Nonetheless, I didn’t think that “O Holy Night” would be the right one to bust out. And puerile commercial Christmas songs like “Jingle Bells” just grind in the annoying dominance of the season with none of the spiritual uplift. Well, “River” is the silver tuna, then. Christmas-adjacent, and pretty besides. One of my students even beckoned her mum to join the Zoom call to hear.

So now we’re all locked down again for Christmas. The governments at Westminster and the Senedd really mishandled the messaging for this season. They devised a dubious pretext for safe family gatherings, which then required a tranche of other disruptions to school and university students so that isolation could happen in time to make these gatherings “safe”. I personally thought this was a bad idea, but the stakes are low for me anyways because my family is all back in Canada; we’ve been used to being just the five of us for the holidays for many years.

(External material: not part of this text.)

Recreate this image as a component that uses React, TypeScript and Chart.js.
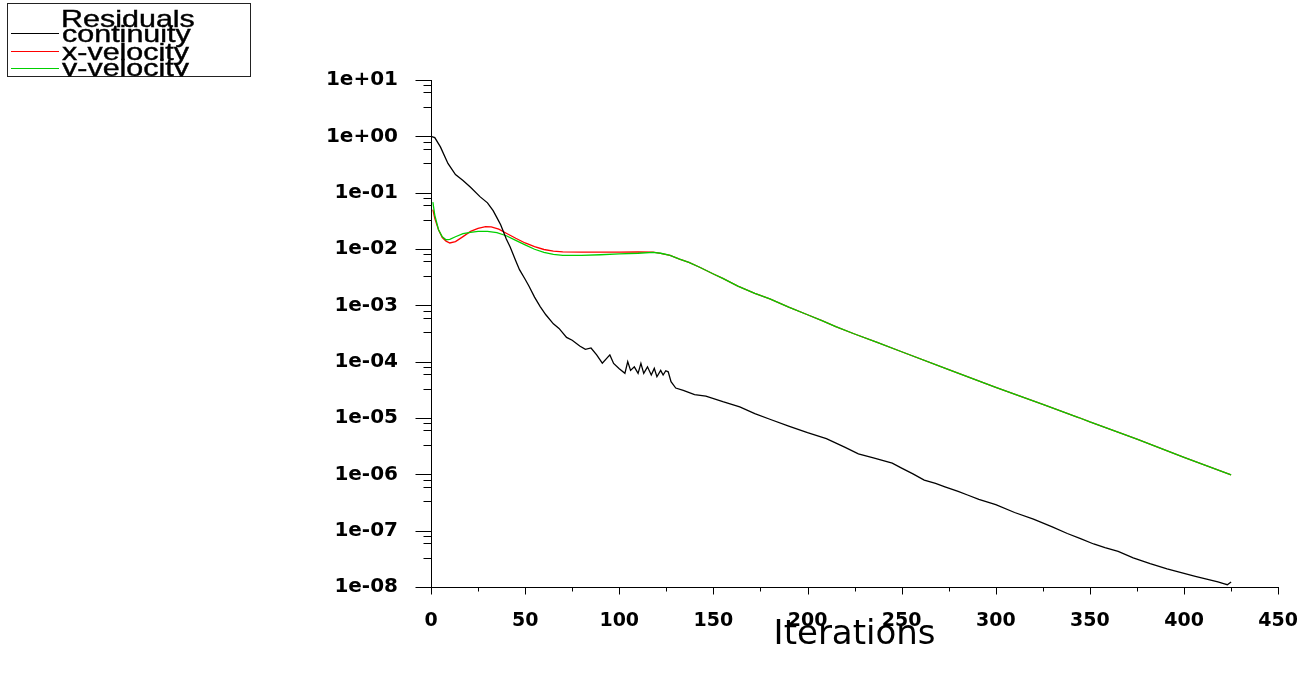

I’m not a Grinch, though, and I’m sympathetic to the desire of those whose grannies and aunties and cousins and such are close. I’m also a pragmatist, and I know that many, many British people were going to do it anyway. But when the weight of the bad-ideaness crushed even the bumbling optimism of Boris Johnson, who redrafted people’s plans with less than a week to go, even I felt angry and dismal.
That was the moment the ukulele brainwave should have landed, but it took a few days.